1. **Open Cline Settings:** Click the settings icon (⚙️) in the Cline panel.
2. **Select Provider:** Choose "Groq" from the "API Provider" dropdown.
3. **Enter API Key:** Paste your Groq API key into the "Groq API Key" field.
4. **Select Model:** Choose your desired model from the "Model" dropdown.

### Groq's Speed Revolution

Groq's LPU architecture delivers several key advantages over traditional GPU-based inference:

#### LPU Architecture

Unlike GPUs that are adapted from training workloads, Groq's LPU is purpose-built for inference.

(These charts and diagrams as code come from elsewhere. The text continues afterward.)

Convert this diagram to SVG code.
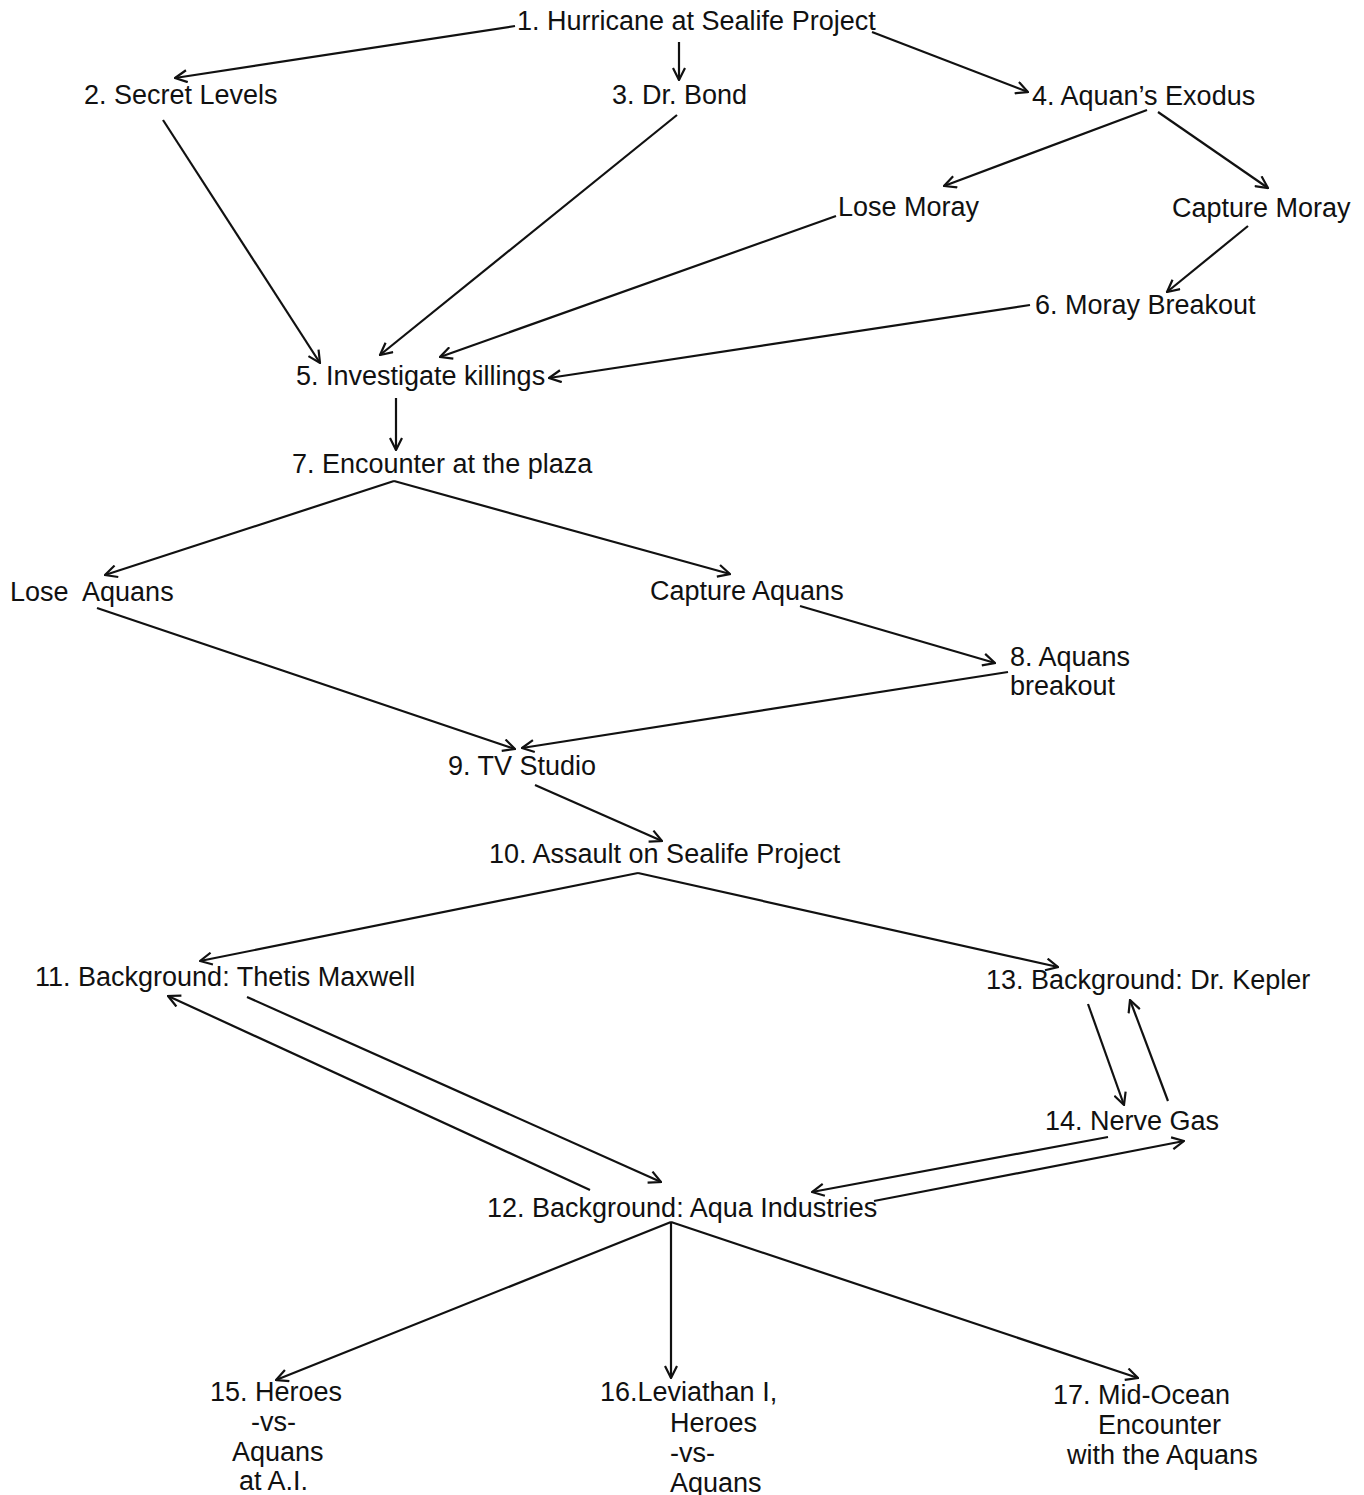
<svg xmlns="http://www.w3.org/2000/svg" width="1364" height="1495" viewBox="0 0 1364 1495">
<style>
text{font-family:"Liberation Sans",Arial,sans-serif;font-size:27px;fill:#111}
.e{stroke:#111;stroke-width:2.2;fill:none;marker-end:url(#ah)}
</style>
<defs>
<marker id="ah" viewBox="0 0 14 14" refX="13" refY="7" markerWidth="14" markerHeight="14" markerUnits="userSpaceOnUse" orient="auto">
<path d="M1,1 L13,7 L1,13" fill="none" stroke="#111" stroke-width="2.2"/>
</marker>
</defs>
<rect width="1364" height="1495" fill="#fff"/>
<g id="connectors">
<line class="e" x1="515" y1="26" x2="175" y2="78"/>
<line class="e" x1="679" y1="42" x2="679" y2="80"/>
<line class="e" x1="872" y1="32" x2="1028" y2="92"/>
<line class="e" x1="163" y1="120" x2="320" y2="363"/>
<line class="e" x1="677" y1="115" x2="380" y2="355"/>
<line class="e" x1="1147" y1="110" x2="944" y2="186"/>
<line class="e" x1="1158" y1="112" x2="1268" y2="188"/>
<line class="e" x1="1248" y1="226" x2="1167" y2="292"/>
<line class="e" x1="836" y1="216" x2="440" y2="357"/>
<line class="e" x1="1030" y1="305" x2="549" y2="378"/>
<line class="e" x1="396" y1="398" x2="396" y2="450"/>
<line class="e" x1="394" y1="481" x2="105" y2="575"/>
<line class="e" x1="394" y1="481" x2="730" y2="574"/>
<line class="e" x1="97" y1="608" x2="515" y2="749"/>
<line class="e" x1="800" y1="606" x2="995" y2="663"/>
<line class="e" x1="1008" y1="672" x2="522" y2="748"/>
<line class="e" x1="535" y1="785" x2="662" y2="841"/>
<line class="e" x1="638" y1="873" x2="200" y2="961"/>
<line class="e" x1="638" y1="873" x2="1058" y2="967"/>
<line class="e" x1="247" y1="997" x2="661" y2="1182"/>
<line class="e" x1="590" y1="1190" x2="168" y2="996"/>
<line class="e" x1="1088" y1="1004" x2="1124" y2="1105"/>
<line class="e" x1="1168" y1="1101" x2="1130" y2="1000"/>
<line class="e" x1="1108" y1="1137" x2="812" y2="1192"/>
<line class="e" x1="874" y1="1201" x2="1184" y2="1141"/>
<line class="e" x1="671" y1="1222" x2="276" y2="1380"/>
<line class="e" x1="671" y1="1222" x2="671" y2="1378"/>
<line class="e" x1="671" y1="1222" x2="1138" y2="1378"/>
</g>
<g id="n1"><text x="517" y="30">1. Hurricane at Sealife Project</text></g>
<g id="n2"><text x="84" y="104">2. Secret Levels</text></g>
<g id="n3"><text x="612" y="104">3. Dr. Bond</text></g>
<g id="n4"><text x="1032" y="105">4. Aquan’s Exodus</text></g>
<g id="nLoseMoray"><text x="838" y="216">Lose Moray</text></g>
<g id="nCaptureMoray"><text x="1172" y="217">Capture Moray</text></g>
<g id="n6"><text x="1035" y="314">6. Moray Breakout</text></g>
<g id="n5"><text x="296" y="385">5. Investigate killings</text></g>
<g id="n7"><text x="292" y="473">7. Encounter at the plaza</text></g>
<g id="nLoseAquans"><text x="10" y="601" xml:space="preserve">Lose  Aquans</text></g>
<g id="nCaptureAquans"><text x="650" y="600">Capture Aquans</text></g>
<g id="n8"><text x="1010" y="666">8. Aquans</text><text x="1010" y="695">breakout</text></g>
<g id="n9"><text x="448" y="775">9. TV Studio</text></g>
<g id="n10"><text x="489" y="863">10. Assault on Sealife Project</text></g>
<g id="n11"><text x="35" y="986">11. Background: Thetis Maxwell</text></g>
<g id="n13"><text x="986" y="989">13. Background: Dr. Kepler</text></g>
<g id="n14"><text x="1045" y="1130">14. Nerve Gas</text></g>
<g id="n12"><text x="487" y="1217">12. Background: Aqua Industries</text></g>
<g id="n15"><text x="210" y="1401">15. Heroes</text><text x="251" y="1431">-vs-</text><text x="232" y="1461">Aquans</text><text x="239" y="1490">at A.I.</text></g>
<g id="n16"><text x="600" y="1401">16.Leviathan I,</text><text x="670" y="1432">Heroes</text><text x="670" y="1462">-vs-</text><text x="670" y="1492">Aquans</text></g>
<g id="n17"><text x="1053" y="1404">17. Mid-Ocean</text><text x="1098" y="1434">Encounter</text><text x="1067" y="1464">with the Aquans</text></g>
</svg>
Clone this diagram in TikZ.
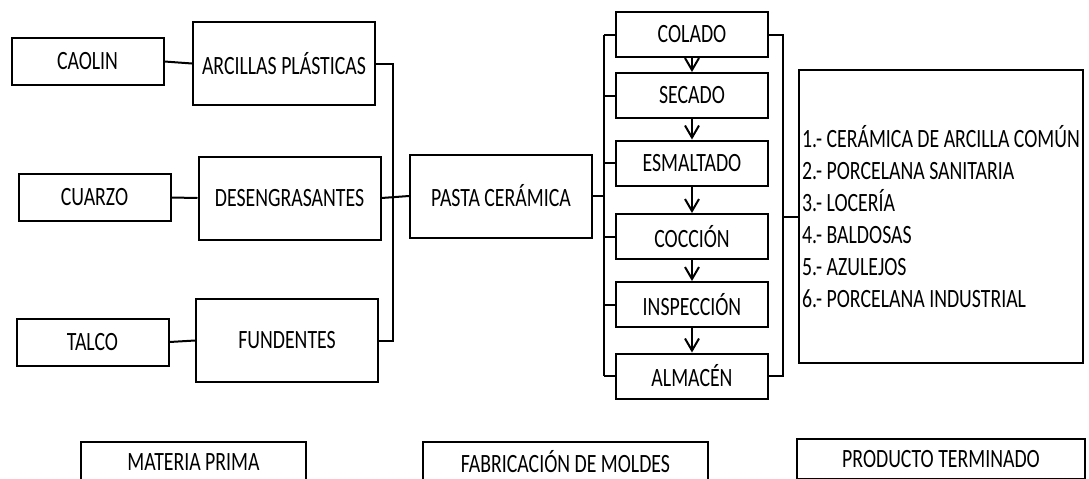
\documentclass[tikz,border=0pt]{standalone}
\usepackage{fontspec}
\setmainfont[FakeStretch=0.75]{Carlito}
\usetikzlibrary{arrows.meta}
\tikzset{
	box/.style={draw, line width=1pt, inner sep=1pt, font=\fontsize{13.2}{16}\selectfont},
	smallbox/.style={box, minimum width=76pt, minimum height=23.5pt},
	bigbox/.style={box, minimum width=91pt, minimum height=41.5pt},
	procbox/.style={box, minimum width=76pt, minimum height=22.5pt},
	labelbox/.style={box, minimum height=20pt},
	link/.style={line width=1pt},
	flow/.style={line width=1pt, -{Straight Barb[length=6pt,width=7pt]}}
}

\begin{document}
\begin{tikzpicture}[x=0.5pt,y=-0.5pt]
			%%%%% START %%%%%
			
			\clip (0,0) rectangle (1089,478);
			
			% materia prima
			\node[smallbox] (caolin) at (87.5,61.5) {CAOLIN};
			\node[smallbox] (cuarzo) at (94.5,197.5) {CUARZO};
			\node[smallbox] (talco) at (92.5,342) {TALCO};
			\node[bigbox] (arcillas) at (284,63.5) {ARCILLAS PLÁSTICAS};
			\node[bigbox] (deseng) at (289.5,198) {DESENGRASANTES};
			\node[bigbox] (fund) at (287,340.5) {FUNDENTES};
			\node[bigbox] (pasta) at (501,196) {PASTA CERÁMICA};
			
			\draw[link] (caolin.east) -- (arcillas.west);
			\draw[link] (cuarzo.east) -- (deseng.west);
			\draw[link] (talco.east) -- (fund.west);
			
			\coordinate (busA) at (393,0);
			\coordinate (busB) at (604,0);
			\coordinate (busC) at (783,0);
			
			\draw[link] (arcillas.east) -- (arcillas.east -| busA) -- (fund.east -| busA) -- (fund.east);
			\draw[link] (deseng.east) -- (pasta.west);
			\draw[link] (pasta.east) -- (pasta.east -| busB);
			
			% fabricacion
			\foreach \n/\t/\y in {colado/COLADO/34.5, secado/SECADO/95.5, esmaltado/ESMALTADO/163,
				coccion/COCCIÓN/236.5, inspeccion/INSPECCIÓN/304.5, almacen/ALMACÉN/376}
				\node[procbox] (\n) at (692,\y) {\t};
			
			\foreach \n in {colado,secado,esmaltado,coccion,inspeccion,almacen}
				\draw[link] (\n.west -| busB) -- (\n.west);
			\draw[link] (colado.west -| busB) -- (almacen.west -| busB);
			
			\foreach \a/\b in {colado/secado, secado/esmaltado, esmaltado/coccion,
				coccion/inspeccion, inspeccion/almacen}
				\draw[flow] (\a.south) -- (\b.north);
			
			% producto
			\node[box, minimum width=142pt, minimum height=146.5pt, align=left] (productos) at (941,216.5)
				{1.- CERÁMICA DE ARCILLA COMÚN\\2.- PORCELANA SANITARIA\\3.- LOCERÍA\\
				 4.- BALDOSAS\\5.- AZULEJOS\\6.- PORCELANA INDUSTRIAL};
			
			\draw[link] (colado.east) -- (colado.east -| busC) -- (almacen.east -| busC) -- (almacen.east);
			\draw[link] (productos.west -| busC) -- (productos.west);
			
			% etiquetas
			\node[labelbox, minimum width=112.5pt] (materia) at (193.5,462) {MATERIA PRIMA};
			\node[labelbox, minimum width=142.5pt] (moldes) at (565.5,462) {FABRICACIÓN DE MOLDES};
			\node[labelbox, minimum width=144pt] (terminado) at (941,459) {PRODUCTO TERMINADO};
			
			%%%%% END %%%%%
\end{tikzpicture}
\end{document}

This eliminates architectural bottlenecks that create latency in traditional systems.

#### Unmatched Speed

* **Sub-millisecond latency** that stays consistent across traffic, regions, and workloads
* **Static scheduling** with pre-computed execution graphs eliminates runtime coordination delays
* **Tensor parallelism** optimized for low-latency single responses rather than high-throughput batching

#### Quality Without Tradeoffs

* **TruePoint numerics** reduce precision only in areas that don't affect accuracy
* **100-bit intermediate accumulation** ensures lossless computation
* **Strategic precision control** maintains quality while achieving 2-4× speedup over BF16

#### Memory Architecture

* **SRAM as primary storage** (not cache) with hundreds of megabytes on-chip
* **Eliminates DRAM/HBM latency** that plagues traditional accelerators
* **Enables true tensor parallelism** by splitting layers across multiple chips

Learn more about Groq's technology in their [LPU architecture blog post](https://groq.com/blog/inside-the-lpu-deconstructing-groq-speed).

### Special Features

#### Prompt Caching

The Kimi K2 model supports prompt caching, which can significantly reduce costs and latency for repeated prompts.

#### Vision Support

Select models support image inputs and vision capabilities. Check the model details in the Groq Console for specific capabilities.

#### Reasoning Models

Some models like DeepSeek variants offer enhanced reasoning capabilities with step-by-step thought processes.

### Tips and Notes

* **Model Selection:** Choose models based on your specific use case and performance requirements.
* **Speed Advantage:** Groq excels at single-request latency rather than high-throughput batch processing.
* **OSS Model Provider:** Groq hosts open-source models from multiple providers (OpenAI, Meta, DeepSeek, etc.) on their fast infrastructure.
* **Context Windows:** Most models offer large context windows (up to 131K tokens) for including substantial code and context.
* **Pricing:** Groq offers competitive pricing with their speed advantages. Check the [Groq Pricing](https://groq.com/pricing) page for current rates.
* **Rate Limits:** Groq has generous rate limits, but check their documentation for current limits based on your usage tier.